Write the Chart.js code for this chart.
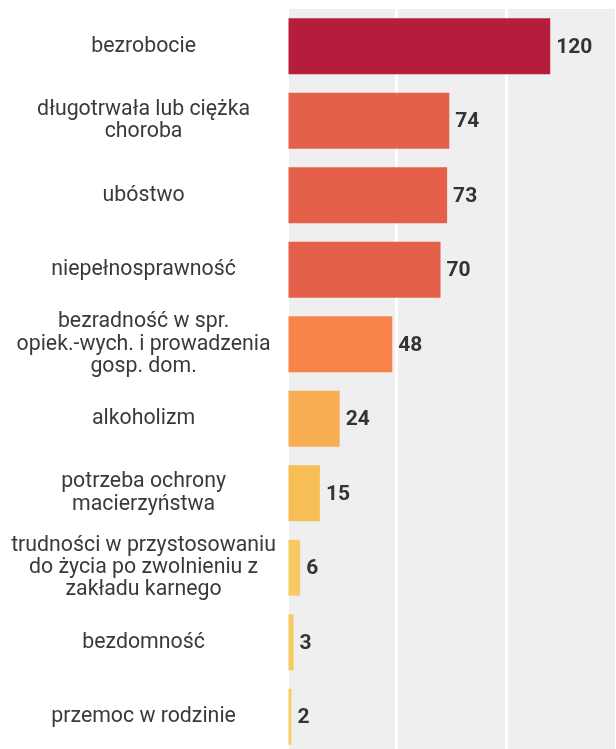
<!DOCTYPE html>
<html>
<head>
<meta charset="utf-8">
<script src="https://cdn.jsdelivr.net/npm/chart.js@4/dist/chart.umd.min.js"></script>
<style>
  html, body { margin: 0; padding: 0; background: #ffffff; overflow: hidden; }
  canvas { display: block; }
</style>
</head>
<body>
<canvas id="c" width="616" height="756" style="width:616px;height:756px"></canvas>
<script>
const categories = [
  "bezrobocie",
  ["długotrwała lub ciężka", "choroba"],
  "ubóstwo",
  "niepełnosprawność",
  ["bezradność w spr.", "opiek.-wych. i prowadzenia", "gosp. dom."],
  "alkoholizm",
  ["potrzeba ochrony", "macierzyństwa"],
  ["trudności w przystosowaniu", "do życia po zwolnieniu z", "zakładu karnego"],
  "bezdomność",
  "przemoc w rodzinie"
];
const values = [120, 74, 73, 70, 48, 24, 15, 6, 3, 2];
const barColors = ["#B51D3D", "#E4604A", "#E4604A", "#E4604A", "#F9844A", "#F8AD52", "#F7BE56", "#F5CA60", "#F5CA60", "#F5CA60"];
const xTicks = [0, 50, 100, 150];

const bgPlugin = {
  id: 'bg',
  beforeDraw(chart) {
    const a = chart.chartArea, ctx = chart.ctx;
    ctx.save();
    ctx.fillStyle = '#EFEFEF';
    ctx.fillRect(a.left, a.top, a.right - a.left, a.bottom - a.top);
    ctx.restore();
  }
};

const valueLabels = {
  id: 'valueLabels',
  afterDatasetsDraw(chart) {
    const ctx = chart.ctx;
    const meta = chart.getDatasetMeta(0);
    ctx.save();
    ctx.font = 'bold 21px Roboto';
    ctx.fillStyle = '#333333';
    ctx.textAlign = 'left';
    ctx.textBaseline = 'middle';
    meta.data.forEach((el, i) => {
      ctx.fillText(String(chart.data.datasets[0].data[i]), el.x + 6, el.y + 1);
    });
    ctx.restore();
  }
};

new Chart(document.getElementById('c'), {
  type: 'bar',
  data: {
    labels: categories,
    datasets: [{
      data: values,
      backgroundColor: barColors,
      borderWidth: 0,
      barPercentage: 0.75,
      categoryPercentage: 1.0
    }]
  },
  options: {
    indexAxis: 'y',
    responsive: false,
    animation: false,
    layout: { padding: { top: 9, bottom: 2, left: 0, right: 0 } },
    plugins: { legend: { display: false }, tooltip: { enabled: false } },
    scales: {
      x: {
        min: 0, max: 150,
        afterBuildTicks(scale) { scale.ticks = xTicks.map(v => ({ value: v })); },
        afterFit(scale) { scale.height = 0; scale.paddingLeft = 0; scale.paddingRight = 0; },
        ticks: { display: false },
        grid: { color: '#FFFFFF', lineWidth: 3, drawTicks: false },
        border: { display: false }
      },
      y: {
        afterFit(scale) { scale.width = 287; scale.paddingTop = 0; scale.paddingBottom = 0; },
        grid: { display: false, drawTicks: false },
        border: { display: false },
        ticks: {
          crossAlign: 'center',
          padding: 11,
          color: '#3a3a3a',
          font: { family: 'Roboto', size: 21.3, lineHeight: 1.04 }
        }
      }
    }
  },
  plugins: [bgPlugin, valueLabels]
});
</script>
</body>
</html>
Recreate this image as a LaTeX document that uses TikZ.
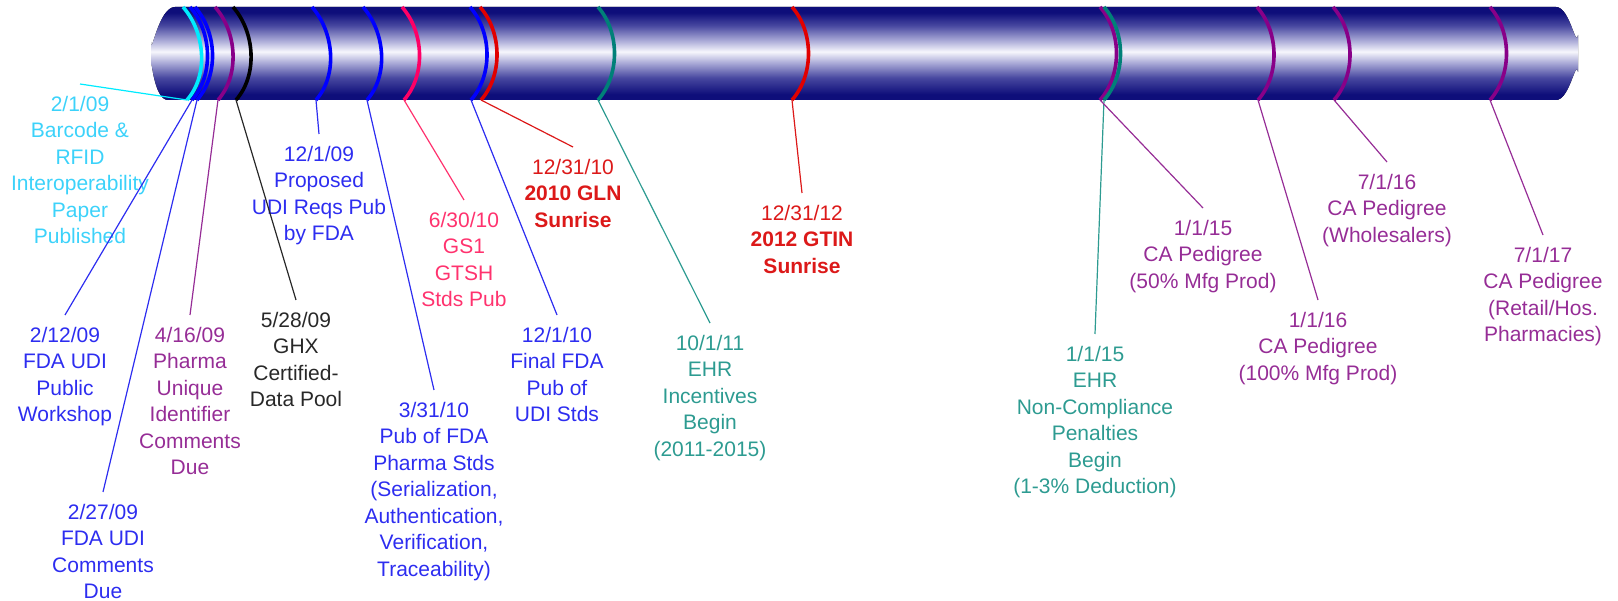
——————————
* _Task instructions_:
Copy out the whole listing exactly, and don't carry over any pictures.

* _Task answer_:
Write the Chart.js code for this chart.
<!DOCTYPE html>
<html>
<head>
<meta charset="utf-8">
<script src="https://cdn.jsdelivr.net/npm/chart.js@4/dist/chart.umd.min.js"></script>
<style>
  html, body { margin: 0; padding: 0; background: #ffffff; overflow: hidden; }
  canvas { display: block; }
</style>
</head>
<body>
<canvas id="c" width="616" height="756" style="width:616px;height:756px"></canvas>
<script>
const categories = [
  "bezrobocie",
  ["długotrwała lub ciężka", "choroba"],
  "ubóstwo",
  "niepełnosprawność",
  ["bezradność w spr.", "opiek.-wych. i prowadzenia", "gosp. dom."],
  "alkoholizm",
  ["potrzeba ochrony", "macierzyństwa"],
  ["trudności w przystosowaniu", "do życia po zwolnieniu z", "zakładu karnego"],
  "bezdomność",
  "przemoc w rodzinie"
];
const values = [120, 74, 73, 70, 48, 24, 15, 6, 3, 2];
const barColors = ["#B51D3D", "#E4604A", "#E4604A", "#E4604A", "#F9844A", "#F8AD52", "#F7BE56", "#F5CA60", "#F5CA60", "#F5CA60"];
const xTicks = [0, 50, 100, 150];

const bgPlugin = {
  id: 'bg',
  beforeDraw(chart) {
    const a = chart.chartArea, ctx = chart.ctx;
    ctx.save();
    ctx.fillStyle = '#EFEFEF';
    ctx.fillRect(a.left, a.top, a.right - a.left, a.bottom - a.top);
    ctx.restore();
  }
};

const valueLabels = {
  id: 'valueLabels',
  afterDatasetsDraw(chart) {
    const ctx = chart.ctx;
    const meta = chart.getDatasetMeta(0);
    ctx.save();
    ctx.font = 'bold 21px Roboto';
    ctx.fillStyle = '#333333';
    ctx.textAlign = 'left';
    ctx.textBaseline = 'middle';
    meta.data.forEach((el, i) => {
      ctx.fillText(String(chart.data.datasets[0].data[i]), el.x + 6, el.y + 1);
    });
    ctx.restore();
  }
};

new Chart(document.getElementById('c'), {
  type: 'bar',
  data: {
    labels: categories,
    datasets: [{
      data: values,
      backgroundColor: barColors,
      borderWidth: 0,
      barPercentage: 0.75,
      categoryPercentage: 1.0
    }]
  },
  options: {
    indexAxis: 'y',
    responsive: false,
    animation: false,
    layout: { padding: { top: 9, bottom: 2, left: 0, right: 0 } },
    plugins: { legend: { display: false }, tooltip: { enabled: false } },
    scales: {
      x: {
        min: 0, max: 150,
        afterBuildTicks(scale) { scale.ticks = xTicks.map(v => ({ value: v })); },
        afterFit(scale) { scale.height = 0; scale.paddingLeft = 0; scale.paddingRight = 0; },
        ticks: { display: false },
        grid: { color: '#FFFFFF', lineWidth: 3, drawTicks: false },
        border: { display: false }
      },
      y: {
        afterFit(scale) { scale.width = 287; scale.paddingTop = 0; scale.paddingBottom = 0; },
        grid: { display: false, drawTicks: false },
        border: { display: false },
        ticks: {
          crossAlign: 'center',
          padding: 11,
          color: '#3a3a3a',
          font: { family: 'Roboto', size: 21.3, lineHeight: 1.04 }
        }
      }
    }
  },
  plugins: [bgPlugin, valueLabels]
});
</script>
</body>
</html>
Recreate this image as a LaTeX document that uses TikZ.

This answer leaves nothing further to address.